Source code of charts
^^^^

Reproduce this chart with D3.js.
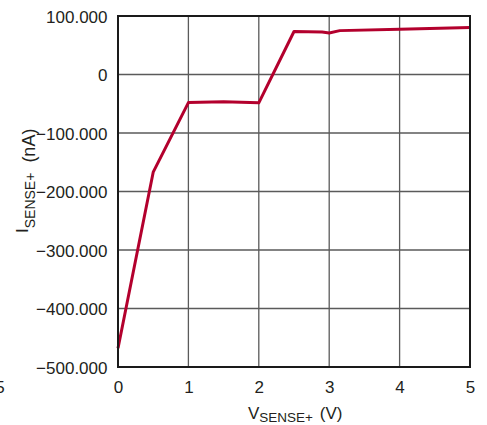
<!DOCTYPE html>
<html><head><meta charset="utf-8">
<script src="https://cdn.jsdelivr.net/npm/d3@7"></script>
<style>
body{margin:0;background:#fff}
svg text{font-family:"Liberation Sans",Arial,sans-serif;fill:#231f20}
</style>
</head><body>
<svg id="c" width="487" height="425"></svg>
<script>
// Data
const vSense = [0, 0.5, 1, 1.5, 2, 2.5, 2.9, 3.0, 3.15, 4, 5];
const iSense = [-468, -167, -48, -46.5, -48.5, 73.5, 72.5, 71, 75, 77.5, 80.5];
const xTicks = [0, 1, 2, 3, 4, 5];
const xTickLabels = ["0", "1", "2", "3", "4", "5"];
const yTicks = [100, 0, -100, -200, -300, -400, -500];
const yTickLabels = ["100.000", "0", "\u2212100.000", "\u2212200.000", "\u2212300.000", "\u2212400.000", "\u2212500.000"];

const svg = d3.select("#c");
const L = 118, R = 470, T = 16, B = 367;
const x = d3.scaleLinear().domain([0, 5]).range([L, R]);
const y = d3.scaleLinear().domain([-500, 100]).range([B, T]);

// grid
const grid = svg.append("g");
grid.selectAll("line.v").data(xTicks.slice(1, -1)).join("line")
  .attr("x1", d => x(d)).attr("x2", d => x(d)).attr("y1", T).attr("y2", B)
  .attr("stroke", "#5a5a5a").attr("stroke-width", 1.3);
grid.selectAll("line.h").data(yTicks.slice(1, -1)).join("line")
  .attr("y1", d => y(d)).attr("y2", d => y(d)).attr("x1", L).attr("x2", R)
  .attr("stroke", "#5a5a5a").attr("stroke-width", 1.3);

// axes labels
const ya = svg.append("g").attr("transform", `translate(${L},0)`)
  .call(d3.axisLeft(y).tickValues(yTicks).tickFormat((d, i) => yTickLabels[i]).tickSize(0).tickPadding(10.5));
ya.select(".domain").remove();
ya.selectAll("text").attr("font-size", 17).attr("dy", "0.37em")
  .style("font-family", '"Liberation Sans",Arial,sans-serif').attr("fill", "#231f20");

const xa = svg.append("g").attr("transform", `translate(0,${B})`)
  .call(d3.axisBottom(x).tickValues(xTicks).tickFormat((d, i) => xTickLabels[i]).tickSize(0).tickPadding(14));
xa.select(".domain").remove();
xa.selectAll("text").attr("font-size", 17)
  .style("font-family", '"Liberation Sans",Arial,sans-serif').attr("fill", "#231f20");

// stray "5" from neighbouring chart (cut off at the left edge, as in the reference)
svg.append("text").attr("x", 0).attr("y", 393).attr("text-anchor", "middle")
  .attr("font-size", 17).text("5");

// data line
const line = d3.line().x((d, i) => x(vSense[i])).y((d, i) => y(iSense[i]));
svg.append("path").datum(iSense).attr("d", line)
  .attr("fill", "none").attr("stroke", "#b3002d").attr("stroke-width", 3)
  .attr("stroke-linejoin", "round");

// frame
svg.append("rect").attr("x", L).attr("y", T).attr("width", R - L).attr("height", B - T)
  .attr("fill", "none").attr("stroke", "#1a1a1a").attr("stroke-width", 2);

// x label
const xl = svg.append("text").attr("x", 248).attr("y", 419);
xl.append("tspan").attr("font-size", 17).text("V");
xl.append("tspan").attr("font-size", 13.5).attr("dy", 2.7)
  .style("font-family", '"Liberation Sans Narrow","Liberation Sans",Arial,sans-serif').text("SENSE+");
xl.append("tspan").attr("font-size", 17).attr("dy", -2.7).attr("dx", 2).text(" (V)");

// y label
const yl = svg.append("text").attr("transform", "translate(35,233) rotate(-90)");
yl.append("tspan").attr("font-size", 17).attr("dy", -7).text("I");
yl.append("tspan").attr("font-size", 14).attr("dy", 7)
  .style("font-family", '"Liberation Sans Narrow","Liberation Sans",Arial,sans-serif').text("SENSE+");
yl.append("tspan").attr("font-size", 18).attr("dx", 5).text(" (nA)");
</script>
</body></html>
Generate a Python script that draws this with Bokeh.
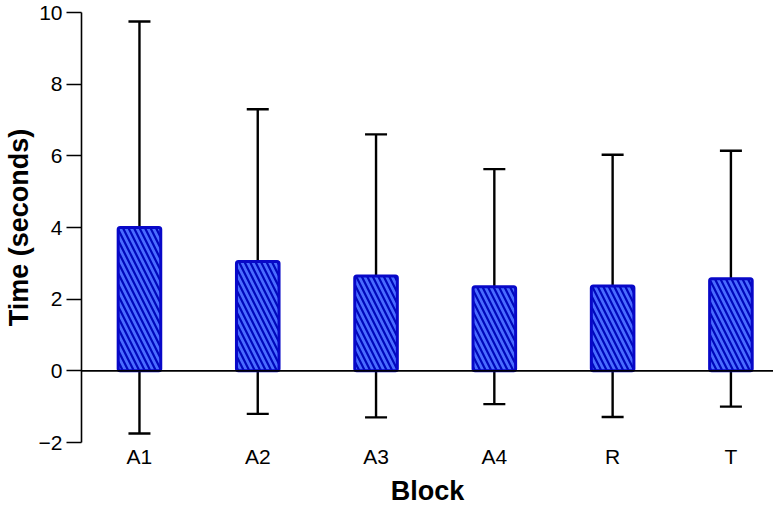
from bokeh.plotting import figure
from bokeh.models import Range1d, FixedTicker, Whisker, TeeHead, ColumnDataSource, Span
from bokeh.embed import file_html
from bokeh.resources import INLINE

blocks = ["A1", "A2", "A3", "A4", "R", "T"]
means = [4.0, 3.05, 2.65, 2.35, 2.37, 2.57]
sds = [5.75, 4.25, 3.95, 3.28, 3.66, 3.57]
y_ticks = [-2, 0, 2, 4, 6, 8, 10]

xs = list(range(len(blocks)))
src = ColumnDataSource(dict(
    x=xs, mean=means,
    upper=[m + s for m, s in zip(means, sds)],
    lower=[m - s for m, s in zip(means, sds)],
))

p = figure(width=773, height=508,
           output_backend="svg", toolbar_location=None,
           x_range=Range1d(-0.49, 5.36), y_range=Range1d(-2, 10),
           min_border_left=71, min_border_right=0, min_border_top=12, min_border_bottom=40)
p.outline_line_color = None
p.xgrid.visible = False
p.ygrid.visible = False
p.background_fill_color = "white"
p.border_fill_color = "white"

FONT = "Liberation Sans"

# y axis
ya = p.yaxis[0]
ya.ticker = FixedTicker(ticks=y_ticks)
ya.bounds = (-2, 10)
ya.minor_tick_line_color = None
ya.major_tick_out = 15
ya.major_tick_in = 0
ya.axis_line_width = 1.6
ya.major_tick_line_width = 1.6
ya.axis_line_color = "black"
ya.major_tick_line_color = "black"
ya.major_label_text_font = FONT
ya.major_label_text_font_size = "21px"
ya.major_label_text_color = "black"
ya.major_label_standoff = 4
ya.major_label_overrides = {t: ("\u22122" if t < 0 else str(t)) for t in y_ticks}
ya.axis_label = "Time (seconds)"
ya.axis_label_text_font = FONT
ya.axis_label_text_font_size = "27px"
ya.axis_label_text_font_style = "bold"
ya.axis_label_text_color = "black"
ya.axis_label_standoff = 2

# x axis
xa = p.xaxis[0]
xa.ticker = FixedTicker(ticks=xs)
xa.major_label_overrides = {i: b for i, b in zip(xs, blocks)}
xa.axis_line_color = None
xa.major_tick_line_color = None
xa.major_tick_out = 0
xa.major_tick_in = 0
xa.minor_tick_line_color = None
xa.major_label_standoff = 2
xa.major_label_text_font = FONT
xa.major_label_text_font_size = "21px"
xa.major_label_text_color = "black"
xa.axis_label = "Block"
xa.axis_label_text_font = FONT
xa.axis_label_text_font_size = "27px"
xa.axis_label_text_font_style = "bold"
xa.axis_label_text_color = "black"
xa.axis_label_standoff = 5

p.vbar(x="x", top="mean", bottom=0, width=0.36, source=src,
       fill_color="#4a6cff", line_color="#0808c8", line_width=3,
       hatch_pattern="left_diagonal_line", hatch_color="#0008bc",
       hatch_scale=11, hatch_weight=2.2, border_radius=2)

p.add_layout(Span(location=0, dimension="width", line_color="black", line_width=1.6))

w = Whisker(base="x", upper="upper", lower="lower", source=src,
            line_color="black", line_width=2.4,
            upper_head=TeeHead(size=22, line_color="black", line_width=2.4),
            lower_head=TeeHead(size=22, line_color="black", line_width=2.4))
p.add_layout(w)

open("out.html", "w").write(file_html(p, INLINE))
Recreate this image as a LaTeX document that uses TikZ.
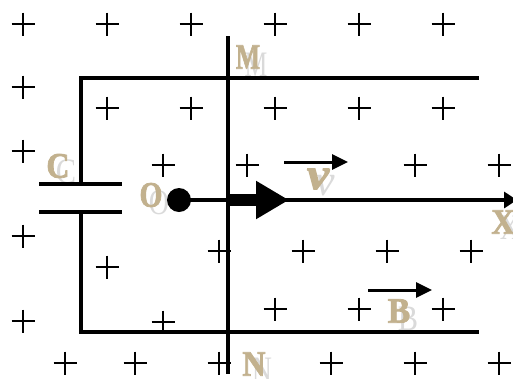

^^^^

Problem statement
Repeat the material above word for word, please, apart from its images.

Exercise result
Reproduce this chart with D3.js.
<!DOCTYPE html>
<html><head><meta charset="utf-8">
<script src="https://cdn.jsdelivr.net/npm/d3@7"></script>
<style>
body{margin:0;background:#fff}
svg text{font-family:"Liberation Sans",Arial,sans-serif;fill:#231f20}
</style>
</head><body>
<svg id="c" width="487" height="425"></svg>
<script>
// Data
const vSense = [0, 0.5, 1, 1.5, 2, 2.5, 2.9, 3.0, 3.15, 4, 5];
const iSense = [-468, -167, -48, -46.5, -48.5, 73.5, 72.5, 71, 75, 77.5, 80.5];
const xTicks = [0, 1, 2, 3, 4, 5];
const xTickLabels = ["0", "1", "2", "3", "4", "5"];
const yTicks = [100, 0, -100, -200, -300, -400, -500];
const yTickLabels = ["100.000", "0", "\u2212100.000", "\u2212200.000", "\u2212300.000", "\u2212400.000", "\u2212500.000"];

const svg = d3.select("#c");
const L = 118, R = 470, T = 16, B = 367;
const x = d3.scaleLinear().domain([0, 5]).range([L, R]);
const y = d3.scaleLinear().domain([-500, 100]).range([B, T]);

// grid
const grid = svg.append("g");
grid.selectAll("line.v").data(xTicks.slice(1, -1)).join("line")
  .attr("x1", d => x(d)).attr("x2", d => x(d)).attr("y1", T).attr("y2", B)
  .attr("stroke", "#5a5a5a").attr("stroke-width", 1.3);
grid.selectAll("line.h").data(yTicks.slice(1, -1)).join("line")
  .attr("y1", d => y(d)).attr("y2", d => y(d)).attr("x1", L).attr("x2", R)
  .attr("stroke", "#5a5a5a").attr("stroke-width", 1.3);

// axes labels
const ya = svg.append("g").attr("transform", `translate(${L},0)`)
  .call(d3.axisLeft(y).tickValues(yTicks).tickFormat((d, i) => yTickLabels[i]).tickSize(0).tickPadding(10.5));
ya.select(".domain").remove();
ya.selectAll("text").attr("font-size", 17).attr("dy", "0.37em")
  .style("font-family", '"Liberation Sans",Arial,sans-serif').attr("fill", "#231f20");

const xa = svg.append("g").attr("transform", `translate(0,${B})`)
  .call(d3.axisBottom(x).tickValues(xTicks).tickFormat((d, i) => xTickLabels[i]).tickSize(0).tickPadding(14));
xa.select(".domain").remove();
xa.selectAll("text").attr("font-size", 17)
  .style("font-family", '"Liberation Sans",Arial,sans-serif').attr("fill", "#231f20");

// stray "5" from neighbouring chart (cut off at the left edge, as in the reference)
svg.append("text").attr("x", 0).attr("y", 393).attr("text-anchor", "middle")
  .attr("font-size", 17).text("5");

// data line
const line = d3.line().x((d, i) => x(vSense[i])).y((d, i) => y(iSense[i]));
svg.append("path").datum(iSense).attr("d", line)
  .attr("fill", "none").attr("stroke", "#b3002d").attr("stroke-width", 3)
  .attr("stroke-linejoin", "round");

// frame
svg.append("rect").attr("x", L).attr("y", T).attr("width", R - L).attr("height", B - T)
  .attr("fill", "none").attr("stroke", "#1a1a1a").attr("stroke-width", 2);

// x label
const xl = svg.append("text").attr("x", 248).attr("y", 419);
xl.append("tspan").attr("font-size", 17).text("V");
xl.append("tspan").attr("font-size", 13.5).attr("dy", 2.7)
  .style("font-family", '"Liberation Sans Narrow","Liberation Sans",Arial,sans-serif').text("SENSE+");
xl.append("tspan").attr("font-size", 17).attr("dy", -2.7).attr("dx", 2).text(" (V)");

// y label
const yl = svg.append("text").attr("transform", "translate(35,233) rotate(-90)");
yl.append("tspan").attr("font-size", 17).attr("dy", -7).text("I");
yl.append("tspan").attr("font-size", 14).attr("dy", 7)
  .style("font-family", '"Liberation Sans Narrow","Liberation Sans",Arial,sans-serif').text("SENSE+");
yl.append("tspan").attr("font-size", 18).attr("dx", 5).text(" (nA)");
</script>
</body></html>
Generate a Python script that draws this with Bokeh.
from bokeh.plotting import figure
from bokeh.models import Range1d, FixedTicker, Whisker, TeeHead, ColumnDataSource, Span
from bokeh.embed import file_html
from bokeh.resources import INLINE

blocks = ["A1", "A2", "A3", "A4", "R", "T"]
means = [4.0, 3.05, 2.65, 2.35, 2.37, 2.57]
sds = [5.75, 4.25, 3.95, 3.28, 3.66, 3.57]
y_ticks = [-2, 0, 2, 4, 6, 8, 10]

xs = list(range(len(blocks)))
src = ColumnDataSource(dict(
    x=xs, mean=means,
    upper=[m + s for m, s in zip(means, sds)],
    lower=[m - s for m, s in zip(means, sds)],
))

p = figure(width=773, height=508,
           output_backend="svg", toolbar_location=None,
           x_range=Range1d(-0.49, 5.36), y_range=Range1d(-2, 10),
           min_border_left=71, min_border_right=0, min_border_top=12, min_border_bottom=40)
p.outline_line_color = None
p.xgrid.visible = False
p.ygrid.visible = False
p.background_fill_color = "white"
p.border_fill_color = "white"

FONT = "Liberation Sans"

# y axis
ya = p.yaxis[0]
ya.ticker = FixedTicker(ticks=y_ticks)
ya.bounds = (-2, 10)
ya.minor_tick_line_color = None
ya.major_tick_out = 15
ya.major_tick_in = 0
ya.axis_line_width = 1.6
ya.major_tick_line_width = 1.6
ya.axis_line_color = "black"
ya.major_tick_line_color = "black"
ya.major_label_text_font = FONT
ya.major_label_text_font_size = "21px"
ya.major_label_text_color = "black"
ya.major_label_standoff = 4
ya.major_label_overrides = {t: ("\u22122" if t < 0 else str(t)) for t in y_ticks}
ya.axis_label = "Time (seconds)"
ya.axis_label_text_font = FONT
ya.axis_label_text_font_size = "27px"
ya.axis_label_text_font_style = "bold"
ya.axis_label_text_color = "black"
ya.axis_label_standoff = 2

# x axis
xa = p.xaxis[0]
xa.ticker = FixedTicker(ticks=xs)
xa.major_label_overrides = {i: b for i, b in zip(xs, blocks)}
xa.axis_line_color = None
xa.major_tick_line_color = None
xa.major_tick_out = 0
xa.major_tick_in = 0
xa.minor_tick_line_color = None
xa.major_label_standoff = 2
xa.major_label_text_font = FONT
xa.major_label_text_font_size = "21px"
xa.major_label_text_color = "black"
xa.axis_label = "Block"
xa.axis_label_text_font = FONT
xa.axis_label_text_font_size = "27px"
xa.axis_label_text_font_style = "bold"
xa.axis_label_text_color = "black"
xa.axis_label_standoff = 5

p.vbar(x="x", top="mean", bottom=0, width=0.36, source=src,
       fill_color="#4a6cff", line_color="#0808c8", line_width=3,
       hatch_pattern="left_diagonal_line", hatch_color="#0008bc",
       hatch_scale=11, hatch_weight=2.2, border_radius=2)

p.add_layout(Span(location=0, dimension="width", line_color="black", line_width=1.6))

w = Whisker(base="x", upper="upper", lower="lower", source=src,
            line_color="black", line_width=2.4,
            upper_head=TeeHead(size=22, line_color="black", line_width=2.4),
            lower_head=TeeHead(size=22, line_color="black", line_width=2.4))
p.add_layout(w)

open("out.html", "w").write(file_html(p, INLINE))
Recreate this image as a LaTeX document that uses TikZ.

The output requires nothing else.